As you transition, and your team learns, it will learn very well, how long it takes them as a group to do anything. They will know this about each other as well due to serving as SCRUM Master at some point. Over time the teams ability to estimate will be very good. Others on the team will even be able to do reasonable estimations for other people on the teams work.
This enables the team to set dates on deliverables and keep them.
- Review with team members the data about them and their sprints, and coach, and mentor
If you operate like this as you transition the team members from App Admins to DevOps Engineers, you will be gathering data as a group about everyone and everything done. Reviewing this with each engineer is also key to the transition.
In my case, I would review Monthly and Quarterly with each individual on the team. You learn a lot about people doing this. It will become evident to you if a team member bakes in extra time for themselves. Or if a team member is always right about their time estimates because they always deliver 100%.
Team Transformation Benefit
Adopting DevOps at the enterprise level delivers significant, measurable benefits.

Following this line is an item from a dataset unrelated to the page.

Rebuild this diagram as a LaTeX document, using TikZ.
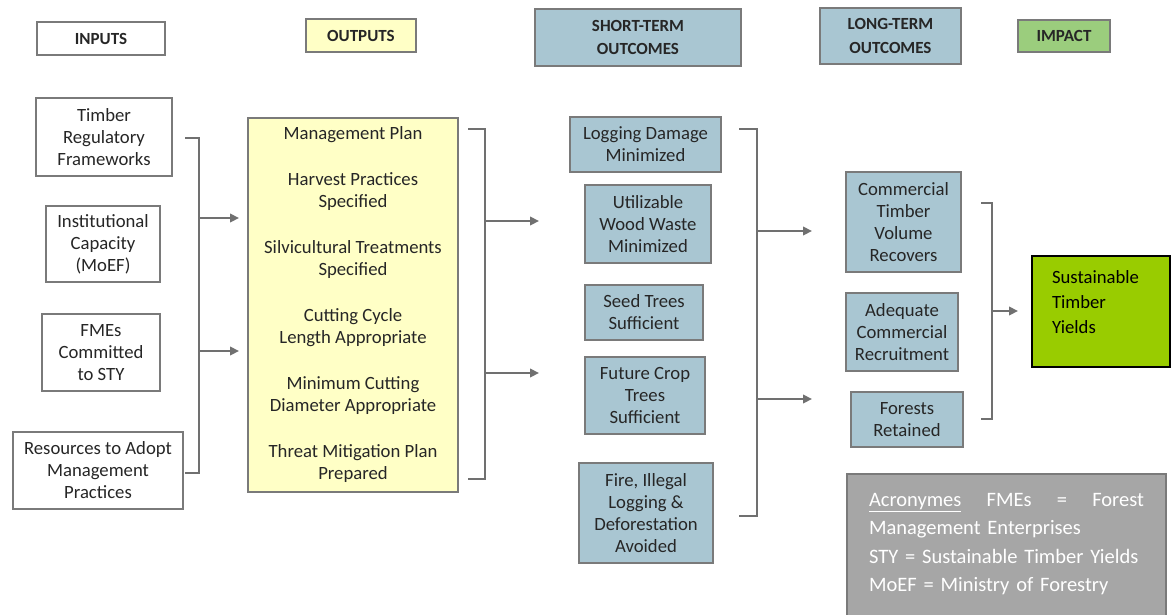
\documentclass[tikz,border=0pt]{standalone}
\usepackage{fontspec}
\setmainfont{Carlito}
\usetikzlibrary{arrows.meta}
\definecolor{linegray}{HTML}{707070}
\definecolor{bordergray}{HTML}{7A7A7A}
\definecolor{yellowfill}{HTML}{FFFFC6}
\definecolor{bluefill}{HTML}{A9C6D2}
\definecolor{greenhdr}{HTML}{9BCD7D}
\definecolor{impactgreen}{HTML}{99CC00}
\definecolor{acrogray}{HTML}{A6A6A6}
\definecolor{textgray}{HTML}{262626}
\begin{document}
\begin{tikzpicture}[x=1pt,y=-1pt,
  every node/.style={inner sep=0pt, outer sep=0pt},
  bx/.style={draw=bordergray, line width=1.3pt, align=center, text=textgray,
    font=\fontsize{18.7}{22}\selectfont},
  hdr/.style={bx, font=\bfseries\fontsize{17}{23.5}\selectfont},
  inbox/.style={bx, fill=white},
  outbox/.style={bx, fill=yellowfill},
  stbox/.style={bx, fill=bluefill},
  conn/.style={draw=linegray, line width=2.6pt},
  arr/.style={conn, -{Triangle[length=9pt,width=8.5pt]}}]
\useasboundingbox (0,0) rectangle (1171,614);
\fill[white] (0,0) rectangle (1171,614);

% headers
\node[hdr, fill=white, minimum width=128pt, minimum height=33pt] (hin) at (101,38.5) {INPUTS};
\node[hdr, fill=yellowfill, minimum width=110pt, minimum height=33pt] (hout) at (361,35.5) {OUTPUTS};
\node[hdr, fill=bluefill, minimum width=206pt, minimum height=57pt] (hst) at (638,37.5) {SHORT-TERM\\OUTCOMES};
\node[hdr, fill=bluefill, minimum width=141pt, minimum height=56pt] (hlt) at (890.5,36) {LONG-TERM\\OUTCOMES};
\node[hdr, fill=greenhdr, minimum width=92pt, minimum height=32pt] (him) at (1064,36) {IMPACT};

% inputs
\node[inbox, minimum width=136pt, minimum height=78pt] (i1) at (104,137) {Timber\\Regulatory\\Frameworks};
\node[inbox, minimum width=114pt, minimum height=76pt] (i2) at (103,244) {Institutional\\Capacity\\(MoEF)};
\node[inbox, minimum width=118pt, minimum height=77pt] (i3) at (101,352.5) {FMEs\\Committed\\to STY};
\node[inbox, minimum width=170pt, minimum height=77pt] (i4) at (98,470.5) {Resources to Adopt\\Management\\Practices};

% outputs
\node[outbox, minimum width=210pt, minimum height=374pt] (o1) at (353,305)
  {Management Plan\\[24pt]Harvest Practices\\Specified\\[24pt]Silvicultural Treatments\\Specified\\[24pt]Cutting Cycle\\Length Appropriate\\[24pt]Minimum Cutting\\Diameter Appropriate\\[24pt]Threat Mitigation Plan\\Prepared};

% short-term
\node[stbox, minimum width=151pt, minimum height=55pt] (s1) at (645.5,144.5) {Logging Damage\\Minimized};
\node[stbox, minimum width=126pt, minimum height=78pt] (s2) at (648,224) {Utilizable\\Wood Waste\\Minimized};
\node[stbox, minimum width=118pt, minimum height=55pt] (s3) at (644,312.5) {Seed Trees\\Sufficient};
\node[stbox, minimum width=120pt, minimum height=77pt] (s4) at (645,395.5) {Future Crop\\Trees\\Sufficient};
\node[stbox, minimum width=134pt, minimum height=100pt] (s5) at (646,513) {Fire, Illegal\\Logging \&\\Deforestation\\Avoided};

% long-term
\node[stbox, minimum width=115pt, minimum height=100pt] (l1) at (903.5,222) {Commercial\\Timber\\Volume\\Recovers};
\node[stbox, minimum width=112pt, minimum height=78pt] (l2) at (902,332) {Adequate\\Commercial\\Recruitment};
\node[stbox, minimum width=112pt, minimum height=55pt] (l3) at (907,419.5) {Forests\\Retained};

% impact
\node[draw=black, line width=1.5pt, fill=impactgreen, minimum width=138pt, minimum height=111pt] (imp) at (1101,311.5) {};
\node[anchor=north west, align=left, text=black, font=\fontsize{18.7}{25}\selectfont] (impt) at (1052,271) {Sustainable\\Timber\\Yields};

% acronyms
\draw[draw=bordergray, line width=1.5pt, fill=acrogray] (847,474) rectangle (1166,630);
\node[anchor=north west, align=left, text width=300pt, text=white, font=\fontsize{20.5}{28.5}\selectfont] (acro) at (869,493)
  {\makebox[275pt][l]{\underline{Acronymes}\hfill FMEs\hfill =\hfill Forest}\\Management Enterprises\\STY = Sustainable Timber Yields\\MoEF = Ministry of Forestry};

% bracket 1 (inputs)
\coordinate (b1t) at (185,138); \coordinate (b1b) at (185,473);
\coordinate (b1a) at (199,218); \coordinate (b1ae) at (239,218);
\coordinate (b1c) at (199,351); \coordinate (b1ce) at (239,351);
\draw[conn] (b1t) -| (b1a) |- (b1b);
\draw[arr] (b1a) -- (b1ae);
\draw[arr] (b1c) -- (b1ce);

% bracket 2 (outputs)
\coordinate (b2t) at (468,129); \coordinate (b2b) at (468,479);
\coordinate (b2a) at (485,221); \coordinate (b2ae) at (539,221);
\coordinate (b2c) at (485,373); \coordinate (b2ce) at (539,373);
\draw[conn] (b2t) -| (b2a) |- (b2b);
\draw[arr] (b2a) -- (b2ae);
\draw[arr] (b2c) -- (b2ce);

% bracket 3 (short-term)
\coordinate (b3t) at (739,129); \coordinate (b3b) at (739,516);
\coordinate (b3a) at (757,231); \coordinate (b3ae) at (812,231);
\coordinate (b3c) at (757,399); \coordinate (b3ce) at (812,399);
\draw[conn] (b3t) -| (b3a) |- (b3b);
\draw[arr] (b3a) -- (b3ae);
\draw[arr] (b3c) -- (b3ce);

% bracket 4 (long-term)
\coordinate (b4t) at (981,203); \coordinate (b4b) at (981,419);
\coordinate (b4a) at (992,311); \coordinate (b4ae) at (1018,311);
\draw[conn] (b4t) -| (b4a) |- (b4b);
\draw[arr] (b4a) -- (b4ae);
\end{tikzpicture}
\end{document}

Here are the key advantages:
Speed & Efficiency
- 50% faster feature delivery – Organizations with mature DevOps practices can get new capabilities to market much quicker than traditional approaches
- Quick feedback loops between development, operations, business, and testing teams enable faster iteration and improvement
- Containerization enables rapid, secure, and efficient application building, testing, deployment, and maintenance
Reliability & Stability
- 60% fewer production incidents compared to organizations treating DevOps as optional or purely cultural
- Faster recovery when problems do occur – mature DevOps teams can detect and resolve issues quickly
- Resilience without sacrificing velocity – you can ship features confidently while maintaining system stability
Scalability
- Platform engineering provides the internal tools and infrastructure that enable DevOps practices to scale across growing enterprise teams
- Delivery can scale as teams grow without proportional increases in incidents or downtime
- Standardized practices work across hybrid cloud environments and diverse technology stacks
Cultural & Operational Benefits
- Improved collaboration – breaks down silos between development and operations
- Better alignment of funding, accountability, and operating models across the organization
- Enhanced agility – teams can respond more quickly to market changes and customer needs
- Continuous improvement of both products and processes through iterative feedback
Competitive Advantage
As of 2026, DevOps has become a baseline expectation. You almost never see jobs posted for Application Admins anymore. Organizations that have mature DevOps practice are significantly outperforming those that haven’t, particularly as the industry leans more into AI-assisted development and complex feature sets.
The key insight from recent research: organizations that pursue velocity without stability, or automation without governance, consistently underperform. The real benefit comes from implementing mature, enterprise-grade DevOps that balances speed with reliability.